As we all decide what to do in the fall, it might be useful to publicly discuss these matters. Readers can probably guess how I’m inclined to answer these questions. But for what it’s worth: it seems to me that professors with job security at unprotected institutions should consider organizing with staff members to demand more protective basic safety measures, such as indoor masking requirements, 6-feet social distance requirements, incentives for vaccinations, and remote learning and working options for whoever wants them. Perhaps a petition is a good way to begin the process. (Here’s mine, which anyone is welcome to adapt and use locally.) Moreover, if hospitalizations and deaths do surge in our regions—as may be happening already—we might also consider more urgent and spirited actions, such as protests, walk-outs, demands for unpaid leave, and even resignations. For, ultimately, I do worry that convening in-person philosophy classes in such circumstances may be morally impermissible.
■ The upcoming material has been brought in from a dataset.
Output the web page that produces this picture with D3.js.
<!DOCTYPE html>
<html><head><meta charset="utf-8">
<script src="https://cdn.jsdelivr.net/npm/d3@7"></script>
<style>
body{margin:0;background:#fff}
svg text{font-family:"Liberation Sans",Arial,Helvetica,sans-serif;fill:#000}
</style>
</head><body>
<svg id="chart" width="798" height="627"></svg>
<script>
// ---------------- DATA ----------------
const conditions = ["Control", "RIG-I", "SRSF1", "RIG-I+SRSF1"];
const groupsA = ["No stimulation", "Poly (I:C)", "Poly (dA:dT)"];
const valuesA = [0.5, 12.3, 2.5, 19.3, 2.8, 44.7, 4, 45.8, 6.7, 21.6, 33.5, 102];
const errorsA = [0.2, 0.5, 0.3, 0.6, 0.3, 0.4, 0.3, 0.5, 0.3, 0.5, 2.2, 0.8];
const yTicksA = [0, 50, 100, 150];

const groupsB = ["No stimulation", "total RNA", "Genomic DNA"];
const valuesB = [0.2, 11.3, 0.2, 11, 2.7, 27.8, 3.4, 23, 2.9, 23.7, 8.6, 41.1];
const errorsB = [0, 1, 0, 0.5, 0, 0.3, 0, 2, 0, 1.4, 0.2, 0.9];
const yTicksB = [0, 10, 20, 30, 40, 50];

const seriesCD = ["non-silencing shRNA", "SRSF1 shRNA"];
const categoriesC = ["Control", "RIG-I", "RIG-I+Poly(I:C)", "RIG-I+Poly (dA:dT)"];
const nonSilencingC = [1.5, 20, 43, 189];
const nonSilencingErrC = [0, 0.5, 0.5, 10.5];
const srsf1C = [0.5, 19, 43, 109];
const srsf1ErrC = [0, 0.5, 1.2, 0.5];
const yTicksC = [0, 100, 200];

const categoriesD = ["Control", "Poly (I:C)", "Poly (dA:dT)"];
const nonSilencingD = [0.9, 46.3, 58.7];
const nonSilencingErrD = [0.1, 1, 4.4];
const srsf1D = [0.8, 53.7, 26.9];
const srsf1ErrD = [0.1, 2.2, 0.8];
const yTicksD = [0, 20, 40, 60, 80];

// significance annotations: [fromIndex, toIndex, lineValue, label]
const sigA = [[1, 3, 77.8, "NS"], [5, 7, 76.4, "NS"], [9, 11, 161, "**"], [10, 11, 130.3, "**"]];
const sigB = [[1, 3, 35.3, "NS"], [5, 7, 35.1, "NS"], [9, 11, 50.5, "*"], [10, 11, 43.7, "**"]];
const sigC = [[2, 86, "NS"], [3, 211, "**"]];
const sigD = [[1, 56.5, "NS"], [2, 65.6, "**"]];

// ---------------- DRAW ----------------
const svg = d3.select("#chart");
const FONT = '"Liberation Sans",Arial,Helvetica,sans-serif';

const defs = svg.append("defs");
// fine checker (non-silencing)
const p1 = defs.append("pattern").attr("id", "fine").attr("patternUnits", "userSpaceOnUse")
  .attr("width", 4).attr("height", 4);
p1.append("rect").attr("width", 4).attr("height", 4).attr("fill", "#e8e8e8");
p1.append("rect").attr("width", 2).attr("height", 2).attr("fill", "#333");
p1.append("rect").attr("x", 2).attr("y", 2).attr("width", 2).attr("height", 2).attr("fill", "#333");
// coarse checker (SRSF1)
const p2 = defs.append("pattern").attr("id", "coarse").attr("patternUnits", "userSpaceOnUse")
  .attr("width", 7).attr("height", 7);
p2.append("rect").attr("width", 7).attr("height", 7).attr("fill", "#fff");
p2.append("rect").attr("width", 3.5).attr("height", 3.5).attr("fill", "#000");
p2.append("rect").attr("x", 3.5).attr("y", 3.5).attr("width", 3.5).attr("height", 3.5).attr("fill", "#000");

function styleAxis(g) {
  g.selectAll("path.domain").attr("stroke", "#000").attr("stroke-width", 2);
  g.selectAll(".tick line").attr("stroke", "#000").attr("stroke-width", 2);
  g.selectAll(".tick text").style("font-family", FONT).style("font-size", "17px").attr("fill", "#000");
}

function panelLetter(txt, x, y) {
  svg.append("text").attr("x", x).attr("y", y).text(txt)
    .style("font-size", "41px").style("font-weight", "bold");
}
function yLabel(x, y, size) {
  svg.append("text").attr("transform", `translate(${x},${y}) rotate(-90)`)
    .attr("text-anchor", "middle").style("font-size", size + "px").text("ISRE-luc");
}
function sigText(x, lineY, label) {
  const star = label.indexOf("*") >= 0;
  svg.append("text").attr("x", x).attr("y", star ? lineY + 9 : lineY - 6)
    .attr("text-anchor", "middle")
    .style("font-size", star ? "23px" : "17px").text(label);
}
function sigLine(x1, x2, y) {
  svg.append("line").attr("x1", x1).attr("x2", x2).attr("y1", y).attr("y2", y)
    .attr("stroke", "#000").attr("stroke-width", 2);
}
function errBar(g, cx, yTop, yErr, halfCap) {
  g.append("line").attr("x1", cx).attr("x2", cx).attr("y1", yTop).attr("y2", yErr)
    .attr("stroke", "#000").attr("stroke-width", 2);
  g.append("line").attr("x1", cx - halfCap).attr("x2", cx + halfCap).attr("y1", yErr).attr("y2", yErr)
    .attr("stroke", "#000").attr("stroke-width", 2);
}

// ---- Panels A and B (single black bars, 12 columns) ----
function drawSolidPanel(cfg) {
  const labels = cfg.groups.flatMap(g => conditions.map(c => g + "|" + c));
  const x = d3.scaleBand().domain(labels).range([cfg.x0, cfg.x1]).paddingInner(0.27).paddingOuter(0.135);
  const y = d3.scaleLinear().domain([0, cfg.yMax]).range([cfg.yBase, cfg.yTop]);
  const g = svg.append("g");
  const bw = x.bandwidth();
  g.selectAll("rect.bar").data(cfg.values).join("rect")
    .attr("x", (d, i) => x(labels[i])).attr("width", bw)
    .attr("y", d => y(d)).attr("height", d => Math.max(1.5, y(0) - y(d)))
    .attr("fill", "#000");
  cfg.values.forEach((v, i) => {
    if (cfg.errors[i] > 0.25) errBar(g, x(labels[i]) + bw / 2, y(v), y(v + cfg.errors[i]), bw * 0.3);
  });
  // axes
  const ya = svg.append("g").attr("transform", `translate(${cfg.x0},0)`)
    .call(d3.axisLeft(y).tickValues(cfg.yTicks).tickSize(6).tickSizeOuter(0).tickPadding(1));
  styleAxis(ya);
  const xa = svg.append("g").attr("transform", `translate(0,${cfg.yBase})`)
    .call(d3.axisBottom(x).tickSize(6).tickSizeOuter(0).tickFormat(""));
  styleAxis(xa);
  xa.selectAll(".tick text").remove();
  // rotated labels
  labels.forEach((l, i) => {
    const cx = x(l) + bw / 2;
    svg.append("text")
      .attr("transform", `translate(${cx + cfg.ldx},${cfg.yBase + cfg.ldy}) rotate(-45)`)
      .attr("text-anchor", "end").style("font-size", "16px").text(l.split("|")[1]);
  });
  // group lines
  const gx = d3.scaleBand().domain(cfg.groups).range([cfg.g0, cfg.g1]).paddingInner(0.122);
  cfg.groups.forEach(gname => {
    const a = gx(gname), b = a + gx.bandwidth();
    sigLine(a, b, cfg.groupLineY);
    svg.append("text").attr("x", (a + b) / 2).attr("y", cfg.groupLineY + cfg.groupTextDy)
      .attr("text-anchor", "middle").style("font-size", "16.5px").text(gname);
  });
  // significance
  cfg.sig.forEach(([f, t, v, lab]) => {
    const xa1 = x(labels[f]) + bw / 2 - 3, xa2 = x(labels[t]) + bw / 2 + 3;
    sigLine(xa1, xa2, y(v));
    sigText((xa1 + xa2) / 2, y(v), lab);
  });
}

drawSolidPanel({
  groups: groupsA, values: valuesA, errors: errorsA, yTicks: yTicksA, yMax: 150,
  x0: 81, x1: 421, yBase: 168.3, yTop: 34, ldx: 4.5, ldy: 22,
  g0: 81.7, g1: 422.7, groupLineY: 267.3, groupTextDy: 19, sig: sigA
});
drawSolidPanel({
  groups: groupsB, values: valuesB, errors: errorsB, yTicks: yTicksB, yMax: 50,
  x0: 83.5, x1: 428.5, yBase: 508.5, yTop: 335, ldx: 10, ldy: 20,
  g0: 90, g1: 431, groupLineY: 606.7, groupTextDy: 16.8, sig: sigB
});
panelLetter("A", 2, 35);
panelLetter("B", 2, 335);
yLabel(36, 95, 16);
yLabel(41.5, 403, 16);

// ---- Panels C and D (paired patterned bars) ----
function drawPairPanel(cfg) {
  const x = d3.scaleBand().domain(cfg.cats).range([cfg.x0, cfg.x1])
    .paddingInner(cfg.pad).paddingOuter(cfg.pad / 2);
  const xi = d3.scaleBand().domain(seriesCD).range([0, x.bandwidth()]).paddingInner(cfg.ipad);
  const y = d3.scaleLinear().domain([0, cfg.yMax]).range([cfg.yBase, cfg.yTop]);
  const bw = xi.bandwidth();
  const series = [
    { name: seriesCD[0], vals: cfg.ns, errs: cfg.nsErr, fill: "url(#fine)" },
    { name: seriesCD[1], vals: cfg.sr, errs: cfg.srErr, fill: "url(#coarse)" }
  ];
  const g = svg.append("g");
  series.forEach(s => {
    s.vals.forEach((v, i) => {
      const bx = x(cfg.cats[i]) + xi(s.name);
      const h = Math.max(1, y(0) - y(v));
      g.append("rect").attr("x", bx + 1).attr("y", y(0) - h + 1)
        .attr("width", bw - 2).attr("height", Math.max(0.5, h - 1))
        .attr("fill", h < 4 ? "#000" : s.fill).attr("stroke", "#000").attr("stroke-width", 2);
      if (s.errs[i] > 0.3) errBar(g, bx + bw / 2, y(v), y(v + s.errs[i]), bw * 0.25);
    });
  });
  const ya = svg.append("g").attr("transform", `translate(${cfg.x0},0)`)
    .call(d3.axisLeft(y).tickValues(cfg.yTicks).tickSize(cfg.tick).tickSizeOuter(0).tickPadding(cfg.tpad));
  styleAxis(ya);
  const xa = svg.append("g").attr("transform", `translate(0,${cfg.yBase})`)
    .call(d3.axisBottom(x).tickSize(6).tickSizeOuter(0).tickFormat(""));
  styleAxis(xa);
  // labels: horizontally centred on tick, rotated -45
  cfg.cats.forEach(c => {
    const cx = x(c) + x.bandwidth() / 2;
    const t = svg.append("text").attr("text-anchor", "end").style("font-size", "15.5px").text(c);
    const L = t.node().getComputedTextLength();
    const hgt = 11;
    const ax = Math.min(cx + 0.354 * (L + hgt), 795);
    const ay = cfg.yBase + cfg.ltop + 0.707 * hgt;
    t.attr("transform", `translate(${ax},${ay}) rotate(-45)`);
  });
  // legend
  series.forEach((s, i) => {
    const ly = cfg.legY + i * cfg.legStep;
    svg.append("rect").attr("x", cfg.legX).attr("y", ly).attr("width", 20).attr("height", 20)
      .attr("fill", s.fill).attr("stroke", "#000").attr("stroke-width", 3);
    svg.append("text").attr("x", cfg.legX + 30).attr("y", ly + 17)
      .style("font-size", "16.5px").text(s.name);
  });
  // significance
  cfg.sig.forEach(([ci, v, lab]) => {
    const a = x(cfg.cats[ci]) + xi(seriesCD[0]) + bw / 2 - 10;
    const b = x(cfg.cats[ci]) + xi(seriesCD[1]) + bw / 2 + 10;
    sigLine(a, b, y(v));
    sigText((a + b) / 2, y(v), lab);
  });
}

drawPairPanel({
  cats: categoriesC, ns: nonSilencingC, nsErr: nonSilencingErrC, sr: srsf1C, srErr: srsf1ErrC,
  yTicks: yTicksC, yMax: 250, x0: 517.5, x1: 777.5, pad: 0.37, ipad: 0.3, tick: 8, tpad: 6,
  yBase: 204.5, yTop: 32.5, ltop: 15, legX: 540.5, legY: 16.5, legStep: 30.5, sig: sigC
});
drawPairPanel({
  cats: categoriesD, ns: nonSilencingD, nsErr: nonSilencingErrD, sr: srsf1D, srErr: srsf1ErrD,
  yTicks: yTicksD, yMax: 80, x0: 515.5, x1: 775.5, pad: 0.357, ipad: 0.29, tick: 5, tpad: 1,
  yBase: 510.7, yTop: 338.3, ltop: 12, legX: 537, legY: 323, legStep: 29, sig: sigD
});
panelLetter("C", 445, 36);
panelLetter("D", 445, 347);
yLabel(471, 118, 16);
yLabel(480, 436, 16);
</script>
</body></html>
Alternately, we could defer to the safety task forces that determine these policies. It is fairly clear, though, that politics alone drives much of the variation, across institutions and across state lines, in the protectiveness of COVID-safety policies. Senior professors who share the concerns raised here may have a social responsibility to sound the alarm about the dangers of these political games: dangers to the public health as well as to our colleagues, our students, their families, and the communities in which we live and work.
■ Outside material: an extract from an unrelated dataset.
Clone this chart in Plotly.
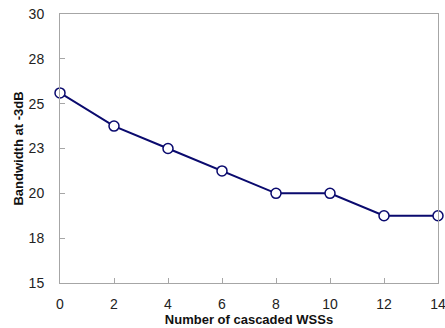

 Evidence that institutions of higher education might amplify the spread of COVID-19 includes Hannah Lu, et al., “Are college campuses superspreaders? A data-driven modeling study,” Computer Methods in Biomechanics and Biomedical Engineering (2021) DOI: 10.1080/10255842.2020.1869221; Daniel Mangrum and Paul Niekamp, “JUE Insight: College student travel contributed to local COVID-19 spread,” Journal of Urban Economics (2020) DOI:10.1016/j.jue.2020.103311; and Martin S. Andersen et al., “College Openings, Mobility, and the Incidence of COVID-19,” medRxiv 2020.09.22.20196048, DOI: 10.1101/2020.09.22.20196048. But uncertainty remains: see, e.g., Benneyan J, Gehrke C, Ilies I, Nehls N, “Community and Campus COVID-19 Risk Uncertainty Under University Reopening Scenarios: Model-Based Analysis” JMIR Public Health Surveill (2021), DOI: 10.2196/24292.